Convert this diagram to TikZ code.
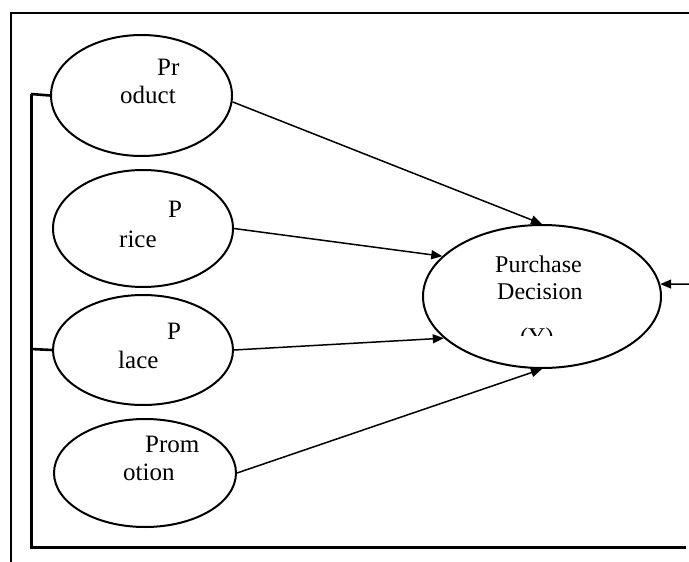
\documentclass[tikz,border=0pt]{standalone}
\usepackage{fontspec}
\setmainfont{Liberation Serif}
\usetikzlibrary{shapes.geometric,arrows.meta}
\begin{document}
\begin{tikzpicture}[x=1pt,y=-1pt,
  var/.style={draw,ellipse,line width=2pt,inner sep=0pt},
  lbl/.style={anchor=base west,inner sep=0pt,font=\fontsize{25}{28}\selectfont},
  arr/.style={line width=1.5pt,-{Triangle[length=11pt,width=9pt]}}]
\useasboundingbox (0,0) rectangle (689,562);
% frame
\draw[line width=2.6pt] (10,13) -- (689,13);
\draw[line width=1.6pt] (11,13) -- (11,562);
% variables
\node[var,minimum width=181,minimum height=121] (prod) at (141.5,95.5) {};
\node[var,minimum width=180,minimum height=117] (price) at (143,228.5) {};
\node[var,minimum width=180,minimum height=110] (place) at (143,350) {};
\node[var,minimum width=182,minimum height=108] (promo) at (145,473) {};
\node[var,minimum width=238,minimum height=143] (pd) at (542,296.5) {};
\node[lbl] (prod1) at (157,75) {Pr};
\node[lbl] (prod2) at (120,103) {oduct};
\node[lbl] (price1) at (168,217) {P};
\node[lbl] (price2) at (119,247) {rice};
\node[lbl] (place1) at (167,339) {P};
\node[lbl] (place2) at (118,368) {lace};
\node[lbl] (promo1) at (145,452) {Prom};
\node[lbl] (promo2) at (123,480) {otion};
\node[lbl,font=\fontsize{24}{28}\selectfont] (pd1) at (495,272) {Purchase};
\node[lbl,font=\fontsize{24}{28}\selectfont] (pd2) at (497,299) {Decision};
\begin{scope}
\clip (500,327) rectangle (590,335);
\node[lbl,font=\fontsize{24}{28}\selectfont] (pd3) at (520,344) {(Y)};
\end{scope}
% bracket
\coordinate (b1) at (31,94);
\coordinate (b2) at (31,349);
\coordinate (b3) at (31,547);
\coordinate (b4) at (686,547);
\draw[line width=3pt] (b1) -- (b3) -- (b4);
\draw[line width=2.6pt] (b1) -- (prod.west);
\draw[line width=2.6pt] (b2) -- (place.west);
% paths
\draw[arr] (prod.-4) -- (pd.north);
\draw[arr] (price.east) -- (pd.158);
\draw[arr] (place.east) -- (pd.203);
\draw[arr] (promo.east) -- (pd.south);
\coordinate (ext) at (689,284);
\draw[arr] (ext) -- (pd.6);
\end{tikzpicture}
\end{document}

┄┄┄┄┄┄

• _Brief_
Copy the listing in full and without alteration, omitting every picture.

• _The answer_
Convert this diagram to TikZ code.
\documentclass[tikz,border=0pt]{standalone}
\usepackage{fontspec}
\setmainfont{Liberation Serif}
\usetikzlibrary{shapes.geometric,arrows.meta}
\begin{document}
\begin{tikzpicture}[x=1pt,y=-1pt,
  var/.style={draw,ellipse,line width=2pt,inner sep=0pt},
  lbl/.style={anchor=base west,inner sep=0pt,font=\fontsize{25}{28}\selectfont},
  arr/.style={line width=1.5pt,-{Triangle[length=11pt,width=9pt]}}]
\useasboundingbox (0,0) rectangle (689,562);
% frame
\draw[line width=2.6pt] (10,13) -- (689,13);
\draw[line width=1.6pt] (11,13) -- (11,562);
% variables
\node[var,minimum width=181,minimum height=121] (prod) at (141.5,95.5) {};
\node[var,minimum width=180,minimum height=117] (price) at (143,228.5) {};
\node[var,minimum width=180,minimum height=110] (place) at (143,350) {};
\node[var,minimum width=182,minimum height=108] (promo) at (145,473) {};
\node[var,minimum width=238,minimum height=143] (pd) at (542,296.5) {};
\node[lbl] (prod1) at (157,75) {Pr};
\node[lbl] (prod2) at (120,103) {oduct};
\node[lbl] (price1) at (168,217) {P};
\node[lbl] (price2) at (119,247) {rice};
\node[lbl] (place1) at (167,339) {P};
\node[lbl] (place2) at (118,368) {lace};
\node[lbl] (promo1) at (145,452) {Prom};
\node[lbl] (promo2) at (123,480) {otion};
\node[lbl,font=\fontsize{24}{28}\selectfont] (pd1) at (495,272) {Purchase};
\node[lbl,font=\fontsize{24}{28}\selectfont] (pd2) at (497,299) {Decision};
\begin{scope}
\clip (500,327) rectangle (590,335);
\node[lbl,font=\fontsize{24}{28}\selectfont] (pd3) at (520,344) {(Y)};
\end{scope}
% bracket
\coordinate (b1) at (31,94);
\coordinate (b2) at (31,349);
\coordinate (b3) at (31,547);
\coordinate (b4) at (686,547);
\draw[line width=3pt] (b1) -- (b3) -- (b4);
\draw[line width=2.6pt] (b1) -- (prod.west);
\draw[line width=2.6pt] (b2) -- (place.west);
% paths
\draw[arr] (prod.-4) -- (pd.north);
\draw[arr] (price.east) -- (pd.158);
\draw[arr] (place.east) -- (pd.203);
\draw[arr] (promo.east) -- (pd.south);
\coordinate (ext) at (689,284);
\draw[arr] (ext) -- (pd.6);
\end{tikzpicture}
\end{document}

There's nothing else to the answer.